A common complication following surgery in elderly patients is postoperative delirium, a state of confusion that can lead to long-term health problems and cause some elderly patients to complain that they “never felt the same” again after an operation. But a new study by Johns Hopkins researchers suggests that simply limiting the depth of sedation during procedures could safely cut the risk of postoperative delirium by 50 percent.
“Merely by adjusting how a person is sedated can have a profound effect on their postoperative cognitive state,” says study leader Frederick E. Sieber, an associate professor of anesthesia at the Johns Hopkins School of Medicine and director of Anesthesiology at Johns Hopkins Bayview Medical Center.
Sieber says that propofol, a short-acting anesthetic commonly used to induce anesthesia and keep patients asleep, and similar anesthetics may not behave as the clear “on/off phenomena” they were long thought to be, with effects disappearing as soon as the drugs are withdrawn.
“What our study indicates,” he said, “is that there may be lingering effects of anesthesia that heretofore may not have been appreciated, especially in the elderly.”
In a double-blind randomized study of 114 patients undergoing hip fracture repair at Johns Hopkins Bayview Medical Center, patients first received spinal block anesthesia and were then either lightly sedated with propofol or more deeply sedated with the same medication. The prevalence of postoperative delirium was significantly lower in the group that was lightly sedated. The findings, which appear in the January issue of Mayo Clinic Proceedings, suggest that one incident of delirium could be prevented for every 4.7 patients treated with light sedation. The average age of the patients in the study was 81.
In addition to decreasing the prevalence of postoperative delirium in the study’s patients, lighter sedation was associated with a one-day reduction in the duration of delirium in those patients who still emerged from surgery confused and disoriented.
Deeply sedated patients were unresponsive during surgery, while the lightly sedated patients were able to respond to questions. Researchers judged how deeply sedated the patient became by placing an EEG monitor on the patient’s forehead.
The prevalence of delirium in elderly patients after hip fracture repair surgery has been estimated, in various studies, at between 16 percent and 62 percent. While it usually resolves after 48 hours, delirium can persist and is associated with poor functional recovery, increased length of hospital stay, higher costs and a greater likelihood of placement in an assisted living facility after surgery. It may even increase the risk of death in the first year after surgery, according to Sieber.

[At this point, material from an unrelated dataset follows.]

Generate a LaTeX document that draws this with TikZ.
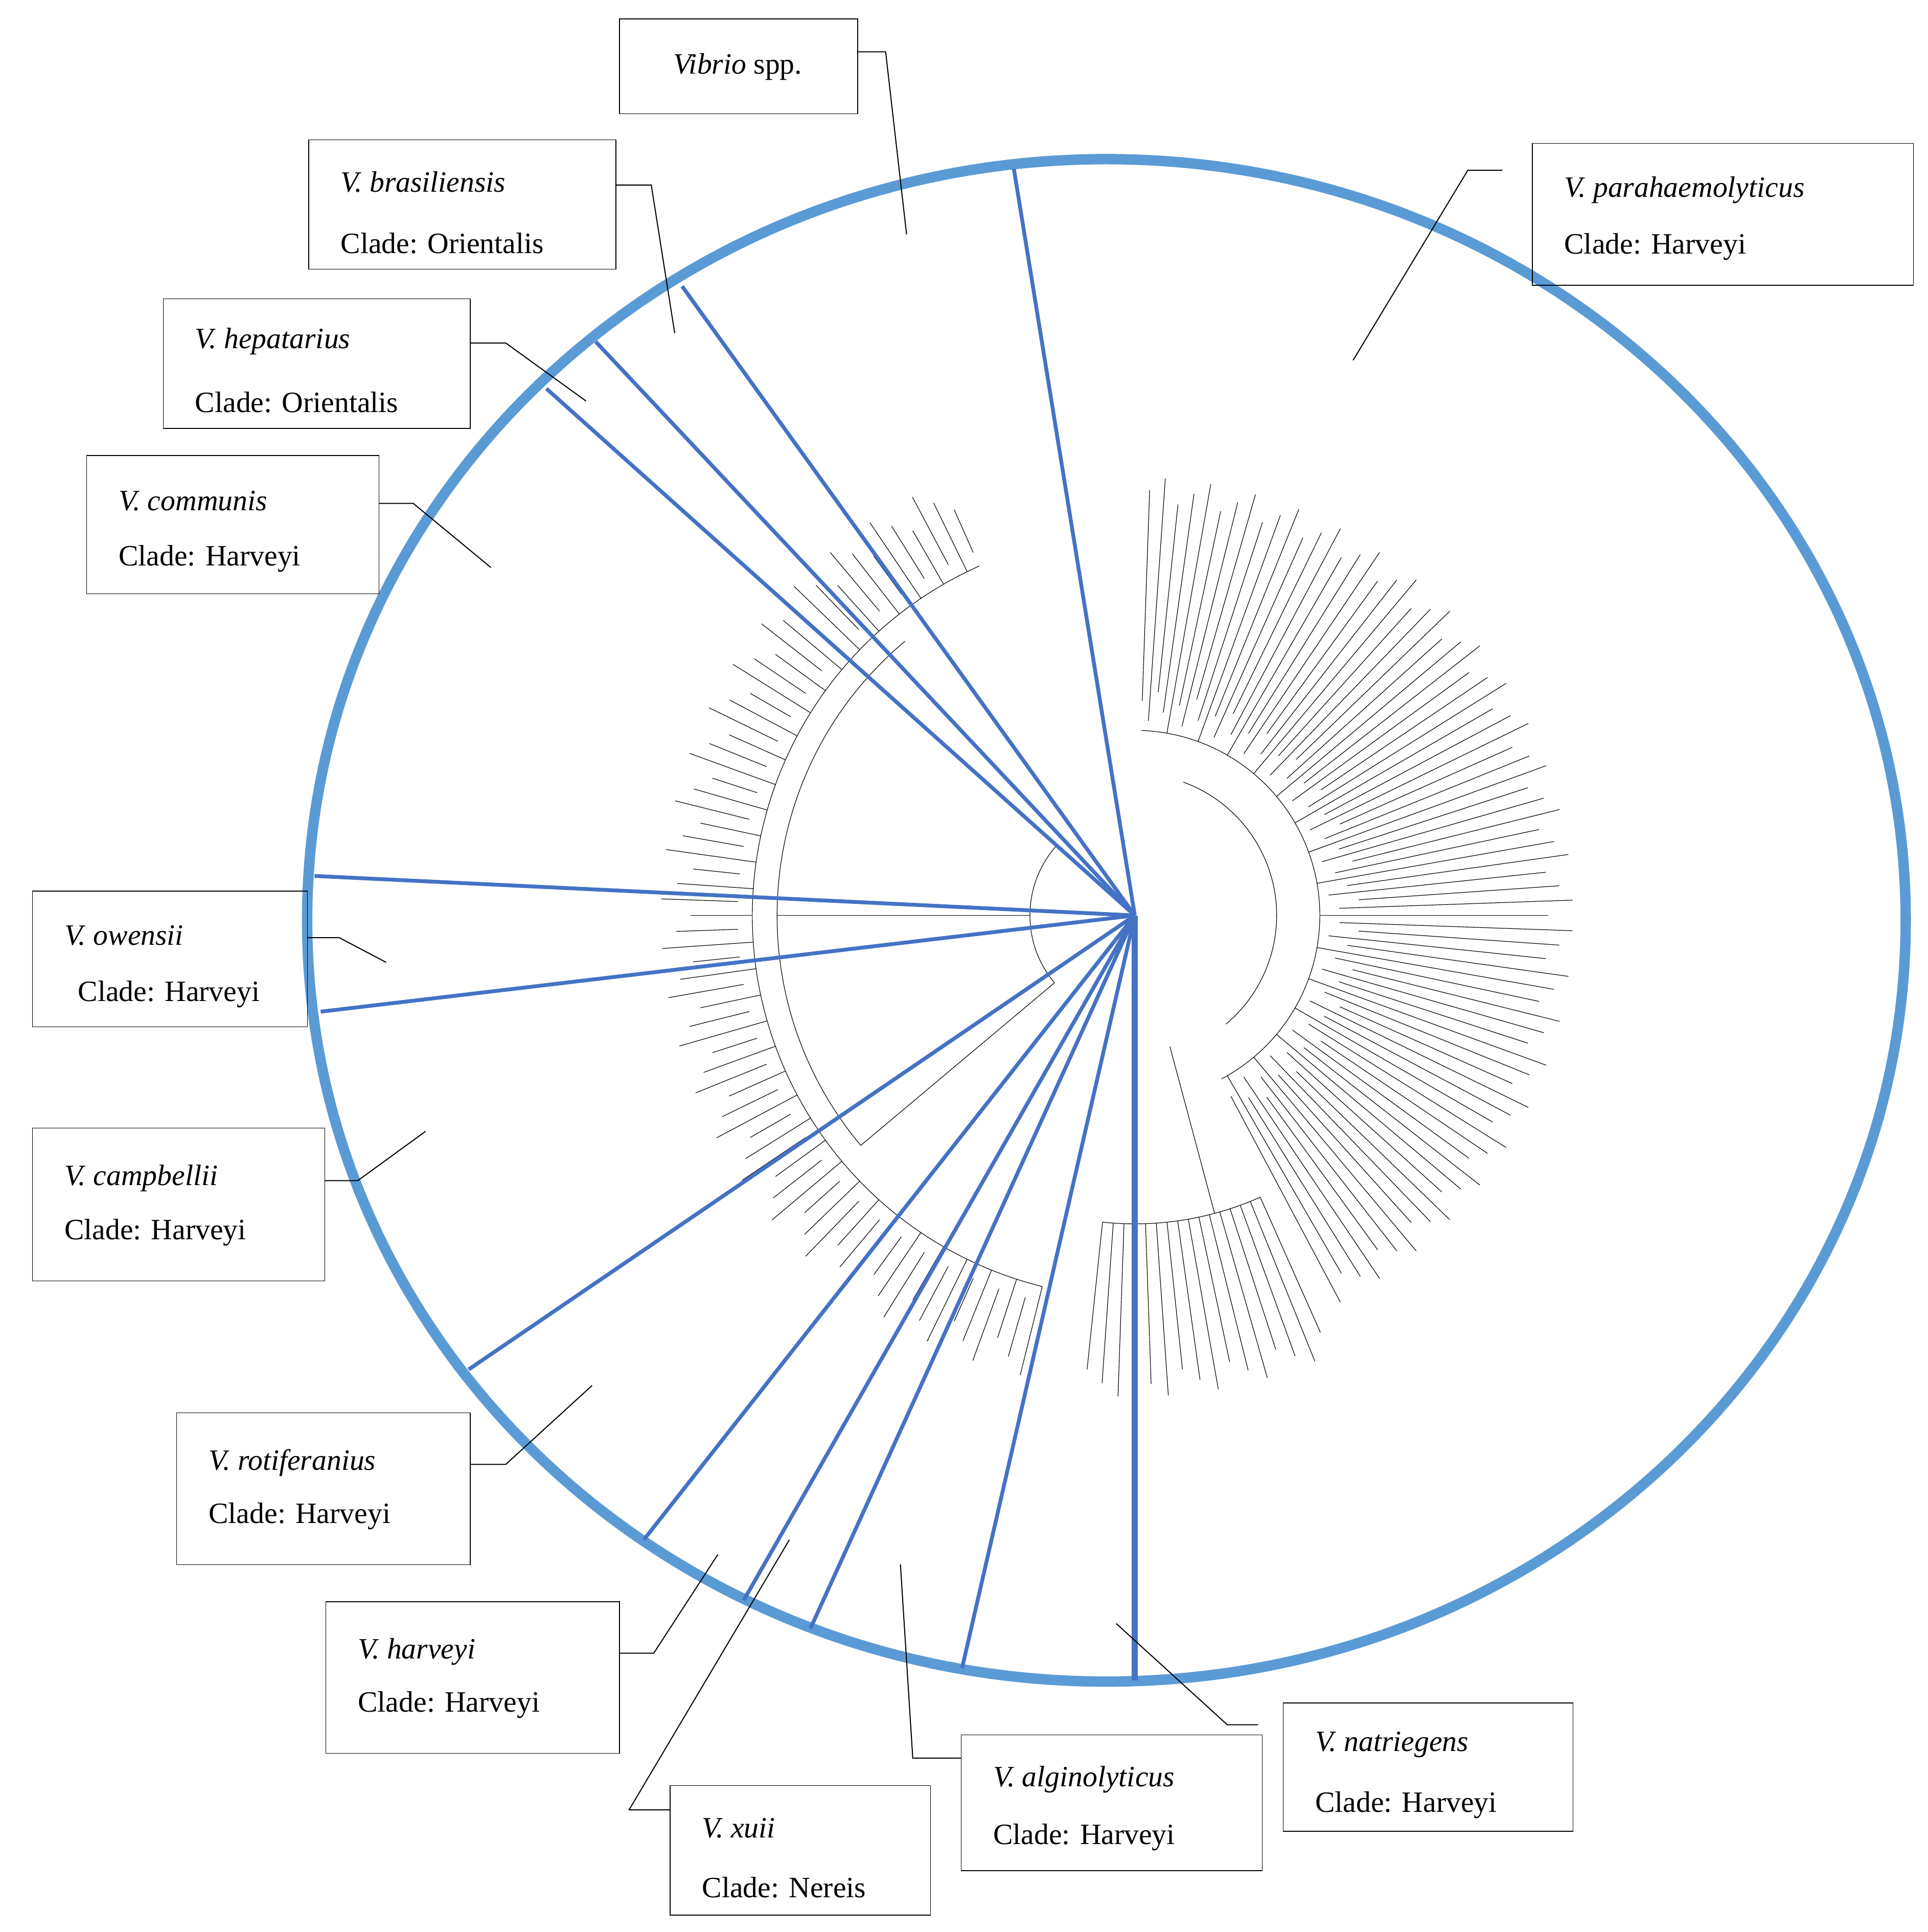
\documentclass[tikz,border=0pt]{standalone}
\usepackage{fontspec}
\setmainfont{Liberation Serif}
\definecolor{ring}{RGB}{91,155,213}
\definecolor{sect}{RGB}{68,114,196}
\begin{document}
\begin{tikzpicture}[x=0.025cm,y=-0.025cm,
  box/.style={draw,thin,align=left,anchor=north west,inner sep=0pt},
  lead/.style={black,line width=0.6pt},
  sec/.style={sect,line width=2.2pt},
  br/.style={black,line width=0.35pt}]
\useasboundingbox (0,0) rectangle (1563,1566);
\coordinate (hub) at (920,742);
% tree (simplified)
\begin{scope}[shift={(920,742)}]
\foreach \a in {-88,-86,...,62} \draw[br] (\a:{150+mod(abs(\a),5)*8}) -- (\a:{335+mod(abs(\a),3)*10});
\draw[br] (-70:115) arc (-70:50:115);
\draw[br] (-88:150) arc (-88:-20:150);
\draw[br] (-20:150) arc (-20:62:150);
\foreach \a in {66,68,...,96} \draw[br] (\a:250) -- (\a:{370+mod(\a,3)*10});
\draw[br] (66:250) arc (66:96:250);
\draw[br] (75:110) -- (75:250);
\foreach \a in {104,106,...,246} \draw[br] (\a:{310+mod(\a,4)*6}) -- (\a:{360+mod(\a,3)*12});
\draw[br] (104:310) arc (104:246:310);
\draw[br] (140:290) arc (140:230:290);
\draw[br] (140:85) arc (140:222:85);
\draw[br] (222:85) -- (222:290);
\draw[br] (140:85) -- (140:290);
\draw[br] (180:85) -- (180:290);
\end{scope}
% ring
\draw[ring,line width=6pt] (897,746) ellipse (648 and 617);
% sectors
\coordinate (s1) at (822,137);
\coordinate (s2) at (553,232);
\coordinate (s3) at (483,277);
\coordinate (s4) at (443,315);
\coordinate (s5) at (255,710);
\coordinate (s6) at (260,820);
\coordinate (s7) at (380,1110);
\coordinate (s8) at (522,1248);
\coordinate (s9) at (603,1297);
\coordinate (s10) at (657,1320);
\coordinate (s11) at (780,1352);
\coordinate (s12) at (920,1362);
\foreach \n in {s1,s2,s3,s4,s5,s6,s7,s8,s9,s10,s11} \draw[sec] (hub) -- (\n);
\draw[sect,line width=3.5pt] (hub) -- (s12);
% boxes
\fontsize{17}{20}\selectfont
\node[box,minimum width=193*0.025cm,minimum height=77*0.025cm] (bV) at (502,15) {};
\node at (598,54) {\textit{Vibrio} spp.};
\newcommand{\cbox}[6]{%
 \node[box,minimum width=#3*0.025cm,minimum height=#4*0.025cm] (#5) at (#1,#2) {};
 \node[anchor=west] at ({#1+18},{#2+#4*0.33}) {\textit{#6}};}
\cbox{250}{113}{249}{105}{bBr}{V. brasiliensis}
\node[anchor=west] at (268,197) {Clade: Orientalis};
\cbox{132}{242}{249}{105}{bHe}{V. hepatarius}
\node[anchor=west] at (150,326) {Clade: Orientalis};
\cbox{70}{369}{237}{112}{bCo}{V. communis}
\node[anchor=west] at (88,453) {Clade: Harveyi};
\cbox{1242}{116}{309}{115}{bPa}{V. parahaemolyticus}
\node[anchor=west] at (1260,200) {Clade: Harveyi};
\cbox{26}{722}{223}{110}{bOw}{V. owensii}
\node[anchor=west] at (55,806) {Clade: Harveyi};
\cbox{26}{914}{237}{124}{bCa}{V. campbellii}
\node[anchor=west] at (44,999) {Clade: Harveyi};
\cbox{143}{1145}{238}{123}{bRo}{V. rotiferanius}
\node[anchor=west] at (161,1229) {Clade: Harveyi};
\cbox{264}{1298}{238}{123}{bHa}{V. harveyi}
\node[anchor=west] at (282,1382) {Clade: Harveyi};
\cbox{543}{1447}{211}{105}{bXu}{V. xuii}
\node[anchor=west] at (561,1530) {Clade: Nereis};
\cbox{779}{1406}{244}{110}{bAl}{V. alginolyticus}
\node[anchor=west] at (797,1489) {Clade: Harveyi};
\cbox{1040}{1380}{235}{104}{bNa}{V. natriegens}
\node[anchor=west] at (1058,1463) {Clade: Harveyi};
% leaders
\coordinate (lV) at (735,190); \draw[lead] (695,42) -- (718,42) -- (lV);
\coordinate (lBr) at (547,270); \draw[lead] (499,150) -- (528,150) -- (lBr);
\coordinate (lHe) at (475,325); \draw[lead] (381,278) -- (410,278) -- (lHe);
\coordinate (lCo) at (398,460); \draw[lead] (307,408) -- (335,408) -- (lCo);
\coordinate (lPa) at (1097,292); \draw[lead] (1218,138) -- (1190,138) -- (lPa);
\coordinate (lOw) at (313,780); \draw[lead] (249,760) -- (275,760) -- (lOw);
\coordinate (lCa) at (345,917); \draw[lead] (263,957) -- (290,957) -- (lCa);
\coordinate (lRo) at (480,1123); \draw[lead] (381,1187) -- (410,1187) -- (lRo);
\coordinate (lHa) at (582,1260); \draw[lead] (502,1340) -- (530,1340) -- (lHa);
\coordinate (lXu) at (640,1248); \draw[lead] (543,1467) -- (510,1467) -- (lXu);
\coordinate (lAl) at (730,1268); \draw[lead] (779,1425) -- (740,1425) -- (lAl);
\coordinate (lNa) at (905,1316); \draw[lead] (1020,1398) -- (995,1398) -- (lNa);
\end{tikzpicture}
\end{document}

Surgeons and anesthesiologists for years have struggled with the question of whether the postoperative delirium they see in their elderly patients is caused by the anesthesia they are using during surgery. Sieber and his colleagues hypothesize that some drug-induced alteration of brain activity is increasing the cognitive dysfunction in those who are more deeply sedated, though the exact mechanism remains uncertain.
Sieber says it is unclear whether the results would be the same with different sedative drugs or with patients who have more serious cognitive impairment prior to surgery. The patients in this study were either cognitively intact or had mild to moderate cognitive problems before having hip surgery.
Sieber says that reducing the depth of sedation is a simple and cost-effective way to attack this problem, which is seen more often as the population continues to age. He hopes this study will change the practices of fellow anesthesiologists and help reduce the number of patients who suffer from postoperative delirium.
“Elderly patients, when they come to surgery, often are not afraid of dying; they want to know if they’ll return to the same functional level—mental as well as physical—as before surgery,” Sieber said. “That’s what their real worries are.”
In addition to Sieber, Johns Hopkins researchers on the study were Khwaja J. Zakriya, Allan Gottschalk, Mary-Rita Blute, Hochang B. Lee, Paul B. Rosenberg and Simon C. Mears.